━━━━━ THE INPUT ━━━━━

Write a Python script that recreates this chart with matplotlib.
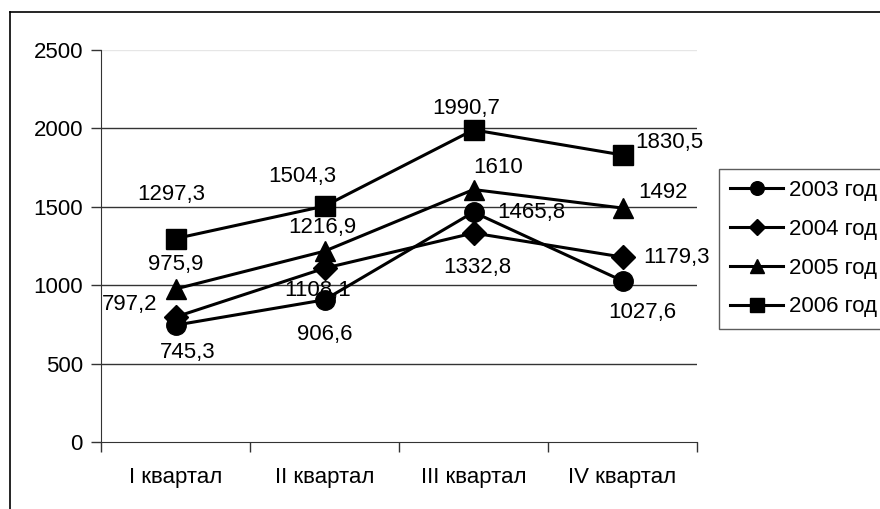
import matplotlib
matplotlib.use("Agg")
import matplotlib.pyplot as plt
from matplotlib.lines import Line2D

plt.rcParams['font.family'] = ['Liberation Sans', 'DejaVu Sans']

# Data
quarters = ["I квартал", "II квартал", "III квартал", "IV квартал"]
years = ["2003 год", "2004 год", "2005 год", "2006 год"]
values_2003 = [745.3, 906.6, 1465.8, 1027.6]
values_2004 = [797.2, 1108.1, 1332.8, 1179.3]
values_2005 = [975.9, 1216.9, 1610, 1492]
values_2006 = [1297.3, 1504.3, 1990.7, 1830.5]
markers = ["o", "D", "^", "s"]
marker_sizes = [14, 12, 15, 14]

# label offsets in pixels (dx, dy), hand placed like the original
label_offsets = [
    [(12, -27), (0, -35), (58, 0), (20, -32)],
    [(-46, 12), (-7, -22), (4, -34), (54, 0)],
    [(0, 24), (-2, 24), (25, 22), (40, 16)],
    [(-4, 44), (-22, 30), (-7, 21), (47, 12)],
]

series = [values_2003, values_2004, values_2005, values_2006]

fig = plt.figure(figsize=(8.8, 5.09), dpi=100)
ax = fig.add_axes([101 / 880, 67 / 509, 596 / 880, 392 / 509])

# outer chart frame (left and top edges visible)
fig.add_artist(Line2D([10 / 880, 10 / 880], [0, 1 - 12 / 509], color="black", lw=1.2,
                      transform=fig.transFigure))
fig.add_artist(Line2D([10 / 880, 1], [1 - 12 / 509, 1 - 12 / 509], color="black", lw=1.2,
                      transform=fig.transFigure))

x = [i + 0.5 for i in range(len(quarters))]

for vals, name, mk, ms, offs in zip(series, years, markers, marker_sizes, label_offsets):
    ax.plot(x, vals, color="black", lw=2.2, marker=mk, markersize=ms,
            markerfacecolor="black", markeredgecolor="black", label=name, zorder=3)
    for xi, v, (dx, dy) in zip(x, vals, offs):
        ax.annotate(f"{v:g}".replace(".", ","), (xi, v), xytext=(dx, dy),
                    textcoords="offset pixels", ha="center", va="center",
                    fontsize=16, zorder=4)

ax.set_xlim(0, 4)
ax.set_ylim(0, 2500)
ax.set_yticks([0, 500, 1000, 1500, 2000, 2500])
for yv in [500, 1000, 1500, 2000]:
    ax.axhline(yv, color="#333333", lw=1.0, zorder=1)
ax.axhline(2500, color="#e6e6e6", lw=1.0, zorder=1)

ax.set_xticks([0, 1, 2, 3, 4])
ax.set_xticklabels([])
ax.set_xticks(x, minor=True)
ax.set_xticklabels(quarters, minor=True)
ax.tick_params(axis="x", which="major", direction="out", length=7, width=1, color="#333333")
ax.tick_params(axis="x", which="minor", length=0, pad=18, labelsize=16)
ax.tick_params(axis="y", direction="out", length=7, width=1, color="#333333", pad=6,
               labelsize=16)

for s in ["top", "right"]:
    ax.spines[s].set_visible(False)
ax.spines["left"].set_color("#333333")
ax.spines["bottom"].set_color("#333333")

leg = ax.legend(loc="upper left", bbox_to_anchor=(719 / 880, 1 - 169 / 509),
                bbox_transform=fig.transFigure, fontsize=16, frameon=True,
                fancybox=False, edgecolor="#333333", handlelength=2.4,
                handletextpad=0.25, labelspacing=0.8, borderpad=0.5,
                markerscale=0.7, borderaxespad=0)
leg.get_frame().set_linewidth(1.0)

fig.savefig("out.png", dpi=100)
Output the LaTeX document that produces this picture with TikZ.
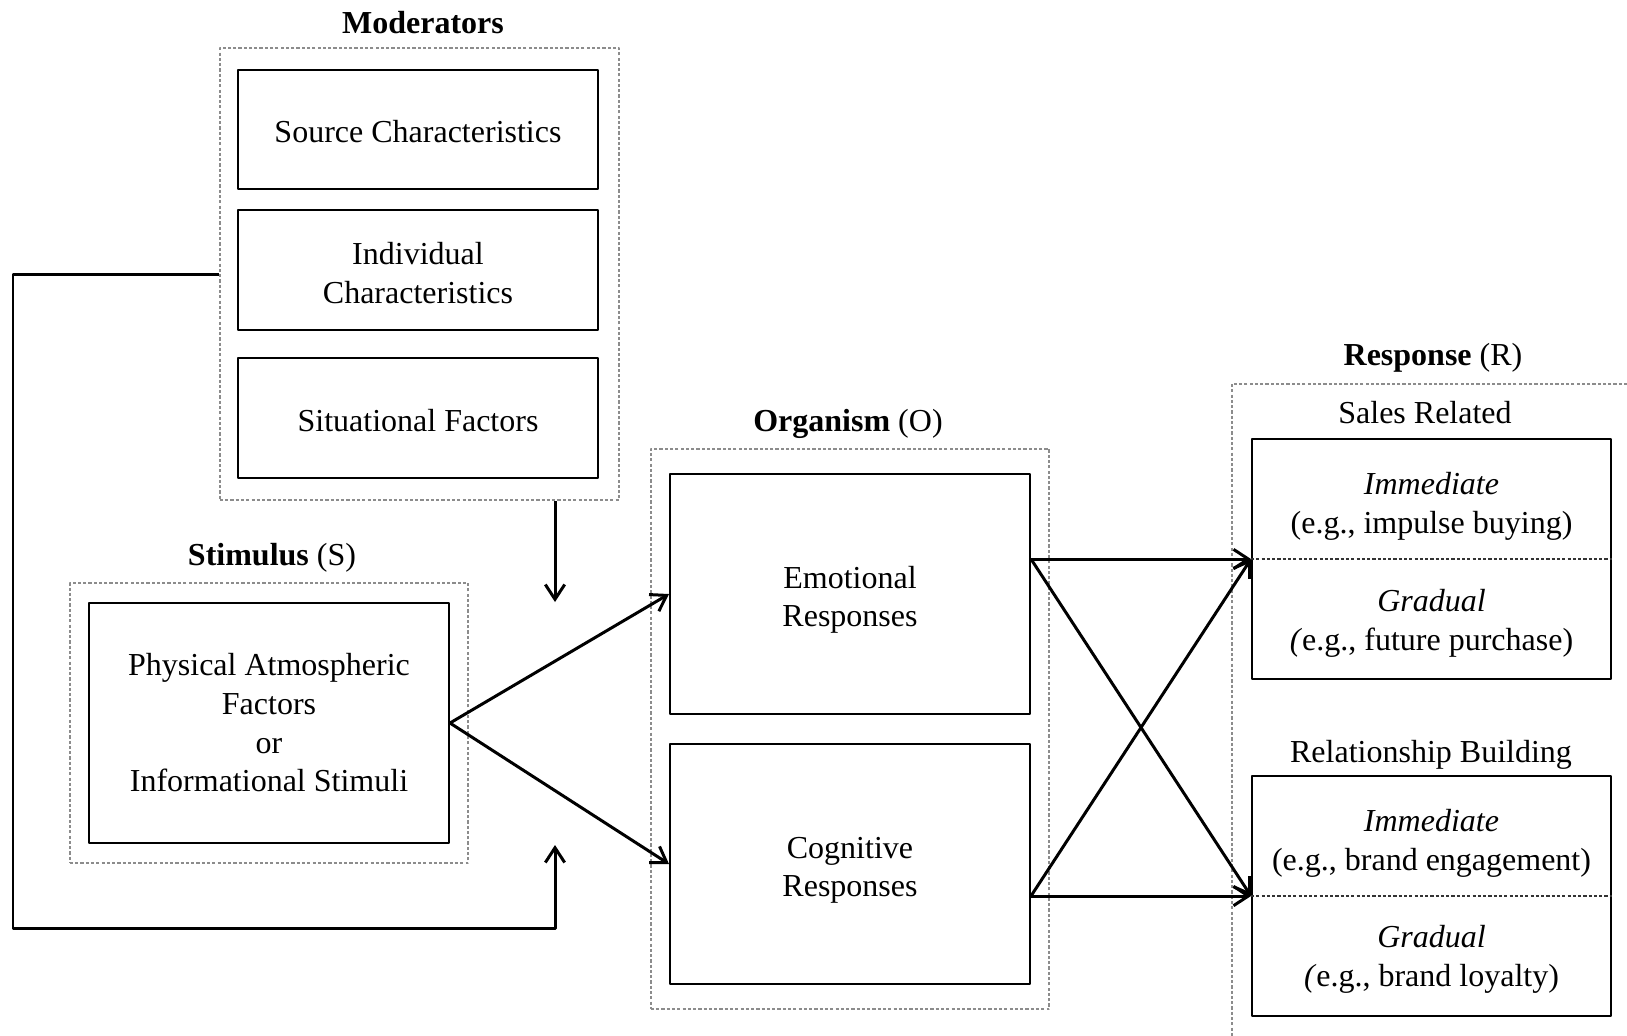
\documentclass[tikz,border=0pt]{standalone}
\usepackage{fontspec}
\setmainfont{Liberation Serif}
\usetikzlibrary{arrows.meta}
\begin{document}
\begin{tikzpicture}[x=0.01cm, y=-0.01cm, font=\fontsize{9.1}{11}\selectfont, line join=round,
  >={Straight Barb[length=4.2pt,width=5.5pt]},
  box/.style={draw, line width=0.5pt, inner sep=0pt, align=center, minimum width=3.6cm, minimum height=1.2cm},
  textdrop/.style={execute at begin node={\rule{0pt}{#1}}},
  dotbox/.style={draw=black!45, line width=0.55pt, dash pattern=on 0.9pt off 0.6pt, inner sep=0pt},
  split/.style={draw=black!80, line width=0.4pt, dash pattern=on 0.9pt off 0.6pt},
  arr/.style={->, line width=0.85pt},
  title/.style={anchor=base}]
	\useasboundingbox (0,0) rectangle (1627,1035);
	% moderators
	\node[dotbox, minimum width=3.99cm, minimum height=4.52cm] (mod) at (419.5,274) {};
	\node[title] (modt) at (423,33) {\textbf{Moderators}};
	\node[box, textdrop=7.6pt, minimum height=1.19cm] (src) at (418,129.5) {Source Characteristics};
	\node[box, textdrop=19pt] (ind) at (418,270) {Individual\\Characteristics};
	\node[box, textdrop=8pt] (sit) at (418,418) {Situational Factors};
	% stimulus
	\node[dotbox, minimum width=3.98cm, minimum height=2.8cm] (stimbox) at (269,723) {};
	\node[title] (stimt) at (272,565) {\textbf{Stimulus} (S)};
	\node[box, minimum height=2.4cm] (stim) at (269,723) {Physical Atmospheric\\Factors\\or\\Informational Stimuli};
	% organism
	\node[dotbox, minimum width=3.98cm, minimum height=5.6cm] (orgbox) at (850,729) {};
	\node[title] (orgt) at (848,431) {\textbf{Organism} (O)};
	\node[box, textdrop=20.6pt, minimum height=2.4cm] (emo) at (850,594) {Emotional\\Responses};
	\node[box, textdrop=20.6pt, minimum height=2.4cm] (cog) at (850,864) {Cognitive\\Responses};
	% response
	\begin{scope}
		\clip (0,0) rectangle (1627,1035);
		\draw[dotbox] (1232,384) rectangle (1700,1100);
	\end{scope}
	\node[title] (respt) at (1433,365) {\textbf{Response} (R)};
	\node[title] (salest) at (1425,423) {Sales Related};
	\node[box, minimum width=3.59cm, minimum height=2.4cm] (sales) at (1431.5,559) {};
	\draw[split] (sales.west) -- (sales.east);
	\node[align=center] (salesi) at (1431.5,506) {\textit{Immediate}\\(e.g., impulse buying)};
	\node[align=center] (salesg) at (1431.5,623) {\textit{Gradual}\\\textit{(}e.g., future purchase)};
	\node[title] (relt) at (1431,762) {Relationship Building};
	\node[box, minimum width=3.59cm, minimum height=2.4cm] (rel) at (1431.5,896) {};
	\draw[split] (rel.west) -- (rel.east);
	\node[align=center] (reli) at (1431.5,843) {\textit{Immediate}\\(e.g., brand engagement)};
	\node[align=center] (relg) at (1431.5,959) {\textit{Gradual}\\\textit{(}e.g., brand loyalty)};
	% connectors
	\coordinate (modtip) at (555,602);
	\coordinate (fbturn) at (13,928);
	\coordinate (fbtip) at (555,845);
	\draw[arr] (mod.south -| modtip) -- (modtip);
	\draw[arr] (mod.west) -| (fbturn) -| (fbtip);
	\draw[arr] (stim.east) -- (emo.west);
	\draw[arr] (stim.east) -- (cog.west);
	\foreach \s/\d in {emo/sales, cog/rel} {
		\draw[arr] (\s.east |- \d.west) -- (sales.west);
		\draw[arr] (\s.east |- \d.west) -- (rel.west);
	}
\end{tikzpicture}
\end{document}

━━━━━

> EXERCISE PROMPT
Both the first line of the records above and the line containing "ax = fig.add_axes([101" belong in the copy; please return them and every line between, exactly, minus the pictures.

> TASK ANSWER
Write a Python script that recreates this chart with matplotlib.
import matplotlib
matplotlib.use("Agg")
import matplotlib.pyplot as plt
from matplotlib.lines import Line2D

plt.rcParams['font.family'] = ['Liberation Sans', 'DejaVu Sans']

# Data
quarters = ["I квартал", "II квартал", "III квартал", "IV квартал"]
years = ["2003 год", "2004 год", "2005 год", "2006 год"]
values_2003 = [745.3, 906.6, 1465.8, 1027.6]
values_2004 = [797.2, 1108.1, 1332.8, 1179.3]
values_2005 = [975.9, 1216.9, 1610, 1492]
values_2006 = [1297.3, 1504.3, 1990.7, 1830.5]
markers = ["o", "D", "^", "s"]
marker_sizes = [14, 12, 15, 14]

# label offsets in pixels (dx, dy), hand placed like the original
label_offsets = [
    [(12, -27), (0, -35), (58, 0), (20, -32)],
    [(-46, 12), (-7, -22), (4, -34), (54, 0)],
    [(0, 24), (-2, 24), (25, 22), (40, 16)],
    [(-4, 44), (-22, 30), (-7, 21), (47, 12)],
]

series = [values_2003, values_2004, values_2005, values_2006]

fig = plt.figure(figsize=(8.8, 5.09), dpi=100)
ax = fig.add_axes([101 / 880, 67 / 509, 596 / 880, 392 / 509])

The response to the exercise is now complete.